The construction industries were already improving before the hurricanes and fires destroyed or severely damaged thousands of buildings.

The construction industries, both residential and commercial were already improving before the hurricanes and fires destroyed or severely damaged thousands of buildings, explains income specialist Harry Domash, editor of Dividend Detective.

But analysts following players in that field aren’t predicting much of a business spike resulting from those events. We disagree, and this month we’re adding two more picks in the construction field likely to exceed analyst expectations over the next six to 12 months.

We’re adding one stock to our Manufacturing & Services portfolio; the company rents, sells and services cranes and earthmoving equipment, among other items.
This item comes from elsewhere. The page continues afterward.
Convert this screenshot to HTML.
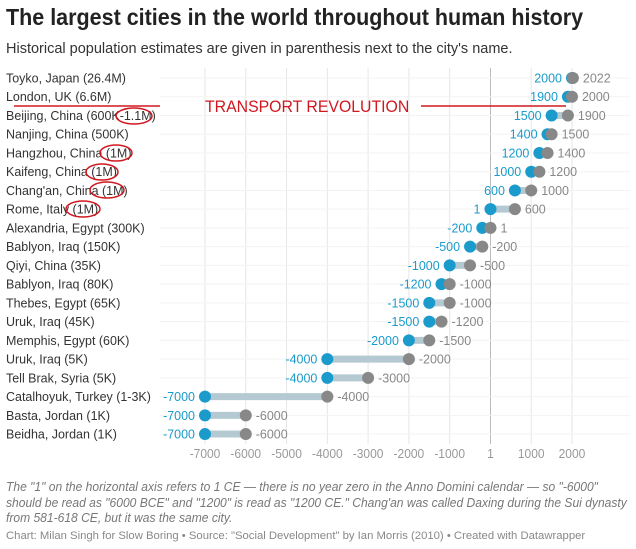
<!DOCTYPE html>
<html><head><meta charset="utf-8"><style>
body{margin:0;width:636px;height:549px;background:#fff;font-family:"Liberation Sans",sans-serif;overflow:hidden;position:relative}
.t{position:absolute;white-space:nowrap}
</style></head><body>
<div class="t" style="left:6px;top:4px;font-size:23px;font-weight:bold;color:#222;transform:scaleX(0.935);transform-origin:0 0">The largest cities in the world throughout human history</div>
<div class="t" style="left:6px;top:41px;font-size:14.5px;color:#333">Historical population estimates are given in parenthesis next to the city's name.</div>
<svg id="c" width="636" height="549" style="position:absolute;left:0;top:0"></svg>
<div class="t" style="left:6px;top:480px;font-size:12.5px;line-height:15.5px;color:#777;font-style:italic;transform:scaleX(0.965);transform-origin:0 0">The "1" on the horizontal axis refers to 1 CE — there is no year zero in the Anno Domini calendar — so "-6000"<br>should be read as "6000 BCE" and "1200" is read as "1200 CE." Chang'an was called Daxing during the Sui dynasty<br>from 581-618 CE, but it was the same city.</div>
<div class="t" style="left:6px;top:530px;font-size:11.3px;color:#888">Chart: Milan Singh for Slow Boring • Source: "Social Development" by Ian Morris (2010) • Created with Datawrapper</div>
<script>
const cities=["Toyko, Japan (26.4M)","London, UK (6.6M)","Beijing, China (600K-1.1M)","Nanjing, China (500K)","Hangzhou, China (1M)","Kaifeng, China (1M)","Chang'an, China (1M)","Rome, Italy (1M)","Alexandria, Egypt (300K)","Bablyon, Iraq (150K)","Qiyi, China (35K)","Bablyon, Iraq (80K)","Thebes, Egypt (65K)","Uruk, Iraq (45K)","Memphis, Egypt (60K)","Uruk, Iraq (5K)","Tell Brak, Syria (5K)","Catalhoyuk, Turkey (1-3K)","Basta, Jordan (1K)","Beidha, Jordan (1K)"];
const startYears=[2000,1900,1500,1400,1200,1000,600,1,-200,-500,-1000,-1200,-1500,-1500,-2000,-4000,-4000,-7000,-7000,-7000];
const endYears=[2022,2000,1900,1500,1400,1200,1000,600,1,-200,-500,-1000,-1000,-1200,-1500,-2000,-3000,-4000,-6000,-6000];
const ticks=[-7000,-6000,-5000,-4000,-3000,-2000,-1000,1,1000,2000];
const svg=document.getElementById('c');const NS='http://www.w3.org/2000/svg';
const SX=0.96;
const x=v=>205+(v+7000)*(367/9000);
const y=i=>78+i*18.74;
function mk(t,a,p){const e=document.createElementNS(NS,t);for(const k in a)e.setAttribute(k,a[k]);(p||svg).appendChild(e);return e;}
function txt(s,px,py,anchor,size,fill){const e=mk('text',{x:px/SX,y:py,'text-anchor':anchor,'font-size':size,fill:fill,transform:'scale('+SX+',1)'});e.textContent=s;return e;}
ticks.forEach(t=>{
 const g=mk('line',{x1:x(t),x2:x(t),y1:68,y2:444,stroke:t===1?'#bbb':'#e6e6e6','stroke-width':1});
 
 
 const l=txt(t,x(t),458,'middle',12.5,'#999');
 
 
});
cities.forEach((c,i)=>{
 const yy=y(i);
 mk('line',{x1:160,x2:630,y1:yy,y2:yy,stroke:'#f3f3f3','stroke-width':1});
 const lb=txt(c,6,yy+4.5,'start',13,'#333');
 
 
 const bar=mk('line',{x1:x(startYears[i]),x2:x(endYears[i]),y1:yy,y2:yy,stroke:'#b5c9d3','stroke-width':7});
 
 
 const s=mk('circle',{cx:x(startYears[i]),cy:yy,r:6,fill:'#1a9bcc'});
 
 
 const e=mk('circle',{cx:x(endYears[i]),cy:yy,r:6,fill:'#888'});
 
 
 const st=txt(startYears[i],x(startYears[i])-10,yy+4.5,'end',13,'#1a9bcc');
 
 
 const et=txt(endYears[i],x(endYears[i])+10,yy+4.5,'start',13,'#888');
 
 
});
mk('line',{x1:14,x2:160,y1:106,y2:106,stroke:'#d0181f','stroke-width':1.5});
mk('line',{x1:421,x2:566,y1:106,y2:106,stroke:'#d0181f','stroke-width':1.5});
const tr=txt('TRANSPORT REVOLUTION',205,112,'start',16.5,'#d0181f');


[[134,116,18,8],[116,153,16,8],[102,172,16,8],[107,190,17,8],[83,209,17,8]].forEach(a=>{
 const el=mk('ellipse',{cx:a[0],cy:a[1],rx:a[2],ry:a[3],fill:'none',stroke:'#d0181f','stroke-width':1.5});
 
 
});
</script>
</body></html>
We’re adding H&E Equipment Services (HEES) to the portfolio. H&E rents, sells, and provides parts and service support for aerial work platform equipment, cranes, earthmoving equipment and industrial lift trucks.

H&E’s September quarter earnings came in $0.32 above analyst forecasts, and up 130% vs. year-ago. Dividend yield is 3.4%.

Our second construction industry pick, a real estate investment trust (REIT), owns and operates timberlands and also produces finished lumber, plywood and other wood products.

We’re adding timber producer Potlatch (PCH) to the portfolio. Potlatch owns timberlands in Arkansas, Idaho, Minnesota and Wisconsin. Its wood products unit manufactures lumber, plywood and particleboard. September quarter EPS rose 21% vs. year-ago on a 9% gain in revenues.

Potlatch recently agreed to acquire competitor Deltic Timber (DEL) and that transaction could result in a significant special dividend payable by the end of 2018. In October, Potlatch raised its quarterly dividend by 7%. Yield is 3.1%.